На Троцкого очерки Успенского произвели столь сильное впечатление, что он сам написал полтора десятка статей о сибирской деревне, в которых явно видно влияние большого русского писателя. Так ссыльный погружался в простую жизнь, где ему очень скоро стало невыносимо тягостно. Деятельная натура хотела простора для самовыражения, утверждения, известности.
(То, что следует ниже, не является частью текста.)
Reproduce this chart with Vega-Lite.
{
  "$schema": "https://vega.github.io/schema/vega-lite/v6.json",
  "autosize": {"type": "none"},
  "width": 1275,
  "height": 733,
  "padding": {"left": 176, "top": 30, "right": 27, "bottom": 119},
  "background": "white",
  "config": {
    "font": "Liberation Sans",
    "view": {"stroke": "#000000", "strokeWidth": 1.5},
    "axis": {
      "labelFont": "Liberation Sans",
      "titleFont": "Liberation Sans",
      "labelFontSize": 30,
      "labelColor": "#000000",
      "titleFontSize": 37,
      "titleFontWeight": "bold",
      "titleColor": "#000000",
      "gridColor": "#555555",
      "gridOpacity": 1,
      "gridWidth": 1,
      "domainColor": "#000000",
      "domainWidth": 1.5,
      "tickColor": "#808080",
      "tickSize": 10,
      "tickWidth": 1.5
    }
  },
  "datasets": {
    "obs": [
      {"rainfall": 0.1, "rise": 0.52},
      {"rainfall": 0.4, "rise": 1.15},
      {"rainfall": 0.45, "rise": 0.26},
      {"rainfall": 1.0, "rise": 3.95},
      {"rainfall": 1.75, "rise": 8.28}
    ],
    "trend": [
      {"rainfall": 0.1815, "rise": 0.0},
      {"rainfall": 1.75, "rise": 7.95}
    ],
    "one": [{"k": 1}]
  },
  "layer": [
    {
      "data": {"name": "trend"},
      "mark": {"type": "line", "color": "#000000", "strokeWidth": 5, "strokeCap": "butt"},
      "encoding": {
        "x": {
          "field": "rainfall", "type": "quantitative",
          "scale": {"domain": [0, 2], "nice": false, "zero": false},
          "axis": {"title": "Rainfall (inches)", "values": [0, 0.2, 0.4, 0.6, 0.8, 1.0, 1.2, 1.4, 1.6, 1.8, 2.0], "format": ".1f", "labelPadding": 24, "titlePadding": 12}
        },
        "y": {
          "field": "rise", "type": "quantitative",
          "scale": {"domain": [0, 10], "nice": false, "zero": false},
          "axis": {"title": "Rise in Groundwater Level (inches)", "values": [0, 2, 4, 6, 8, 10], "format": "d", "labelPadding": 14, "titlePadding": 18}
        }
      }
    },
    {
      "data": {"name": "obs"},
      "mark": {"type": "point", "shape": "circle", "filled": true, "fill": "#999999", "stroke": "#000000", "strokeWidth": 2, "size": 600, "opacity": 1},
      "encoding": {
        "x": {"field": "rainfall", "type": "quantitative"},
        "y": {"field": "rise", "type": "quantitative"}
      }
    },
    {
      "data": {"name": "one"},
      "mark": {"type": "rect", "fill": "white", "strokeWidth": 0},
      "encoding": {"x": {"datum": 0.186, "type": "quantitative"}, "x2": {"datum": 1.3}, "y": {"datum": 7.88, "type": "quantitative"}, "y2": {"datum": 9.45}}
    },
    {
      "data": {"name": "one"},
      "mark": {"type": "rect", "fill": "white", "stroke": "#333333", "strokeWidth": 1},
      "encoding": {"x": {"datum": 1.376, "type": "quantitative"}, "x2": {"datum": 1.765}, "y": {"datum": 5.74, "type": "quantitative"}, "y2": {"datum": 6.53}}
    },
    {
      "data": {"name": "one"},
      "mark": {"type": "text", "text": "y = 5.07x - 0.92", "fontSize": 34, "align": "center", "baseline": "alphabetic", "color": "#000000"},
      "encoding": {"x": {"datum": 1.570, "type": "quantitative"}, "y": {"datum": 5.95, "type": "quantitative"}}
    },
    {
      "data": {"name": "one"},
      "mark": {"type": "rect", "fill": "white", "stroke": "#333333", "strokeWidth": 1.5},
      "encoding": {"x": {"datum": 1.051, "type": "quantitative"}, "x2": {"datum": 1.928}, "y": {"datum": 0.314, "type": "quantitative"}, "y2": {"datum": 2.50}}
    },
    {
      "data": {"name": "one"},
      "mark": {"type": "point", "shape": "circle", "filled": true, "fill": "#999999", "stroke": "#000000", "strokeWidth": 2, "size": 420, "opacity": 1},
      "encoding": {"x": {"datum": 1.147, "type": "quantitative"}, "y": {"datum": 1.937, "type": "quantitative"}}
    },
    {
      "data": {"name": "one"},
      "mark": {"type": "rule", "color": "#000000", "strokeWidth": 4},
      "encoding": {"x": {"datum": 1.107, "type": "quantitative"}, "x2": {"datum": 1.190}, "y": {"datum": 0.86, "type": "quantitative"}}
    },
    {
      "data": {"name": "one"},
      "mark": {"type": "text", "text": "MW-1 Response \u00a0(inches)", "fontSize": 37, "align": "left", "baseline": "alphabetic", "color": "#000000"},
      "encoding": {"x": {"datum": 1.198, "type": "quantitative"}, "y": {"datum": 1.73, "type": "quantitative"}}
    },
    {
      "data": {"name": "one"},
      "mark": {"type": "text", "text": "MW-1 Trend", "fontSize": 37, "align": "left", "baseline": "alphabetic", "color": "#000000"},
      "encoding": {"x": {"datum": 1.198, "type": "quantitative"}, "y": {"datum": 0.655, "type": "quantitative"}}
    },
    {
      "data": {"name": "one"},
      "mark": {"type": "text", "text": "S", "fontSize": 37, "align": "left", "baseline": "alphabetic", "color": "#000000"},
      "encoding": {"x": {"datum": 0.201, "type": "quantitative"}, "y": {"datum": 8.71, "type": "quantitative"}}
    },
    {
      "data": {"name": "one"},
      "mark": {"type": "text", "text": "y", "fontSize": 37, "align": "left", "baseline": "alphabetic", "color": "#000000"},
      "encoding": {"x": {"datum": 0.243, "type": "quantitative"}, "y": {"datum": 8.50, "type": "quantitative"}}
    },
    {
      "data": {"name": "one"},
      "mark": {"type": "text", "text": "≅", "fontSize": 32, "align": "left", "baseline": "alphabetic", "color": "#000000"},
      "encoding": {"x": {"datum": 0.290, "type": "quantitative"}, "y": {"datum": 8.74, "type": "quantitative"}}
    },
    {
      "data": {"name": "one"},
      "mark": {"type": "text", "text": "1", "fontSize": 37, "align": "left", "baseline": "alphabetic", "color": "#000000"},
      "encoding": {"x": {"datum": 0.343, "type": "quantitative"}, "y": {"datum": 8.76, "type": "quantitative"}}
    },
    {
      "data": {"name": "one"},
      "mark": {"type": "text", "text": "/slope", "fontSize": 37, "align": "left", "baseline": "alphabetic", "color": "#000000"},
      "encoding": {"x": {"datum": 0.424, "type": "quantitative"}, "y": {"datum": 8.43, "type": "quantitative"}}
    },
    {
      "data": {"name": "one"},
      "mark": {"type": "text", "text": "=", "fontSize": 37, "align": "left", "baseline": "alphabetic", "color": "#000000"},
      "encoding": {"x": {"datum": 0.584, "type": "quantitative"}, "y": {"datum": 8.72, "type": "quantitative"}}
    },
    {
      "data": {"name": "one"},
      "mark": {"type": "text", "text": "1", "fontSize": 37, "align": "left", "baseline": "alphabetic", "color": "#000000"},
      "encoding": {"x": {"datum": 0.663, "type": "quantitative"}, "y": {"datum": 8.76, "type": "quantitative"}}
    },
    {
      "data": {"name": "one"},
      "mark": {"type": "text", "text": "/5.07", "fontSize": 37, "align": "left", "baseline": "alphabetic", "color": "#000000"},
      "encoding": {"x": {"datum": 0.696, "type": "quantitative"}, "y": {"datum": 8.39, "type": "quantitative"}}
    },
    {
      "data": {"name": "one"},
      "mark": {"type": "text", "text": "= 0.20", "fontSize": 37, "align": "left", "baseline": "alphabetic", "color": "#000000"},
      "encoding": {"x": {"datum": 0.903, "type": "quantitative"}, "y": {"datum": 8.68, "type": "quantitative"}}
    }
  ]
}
Очень скоро импульсивному ссыльному опостылели и Усть-Кут, и Верхоленск. Ему было тесно среди этих убогих домишек вдоль грязной улицы. Первые удачные литературные и журналистские опыты, замеченные общественностью, дали Троцкому ощущение: ему нужен простор, большая арена. Ему сообщили, что даже в редакции «Искры», куда случайно попали две-три его статьи, доброжелательно отозвались о них. Больше томиться в Сибири ссыльный решительно не мог. Он должен быть в Петербурге, Москве, западных столицах. Он нужен там! Когда после внутренней борьбы он сказал об этом Александре Львовне, та, помолчав, не стала возражать против его побега. Нетрудно представить, чего ей это стоило. Молодой женщине предстояло остаться одной в глуши с двумя крохотными детьми, без больших надежд на воссоединение. В ее глазах Лейба был почти гением, который скоро заставит говорить о себе всех и везде. Соколовская осталась, как она думала, верна революционной морали: способности жертвовать самым дорогим и близким во имя идеалов. Эта женщина всю жизнь будет жертвовать: мужем, дочерьми, зятьями, внуками и, наконец, собой.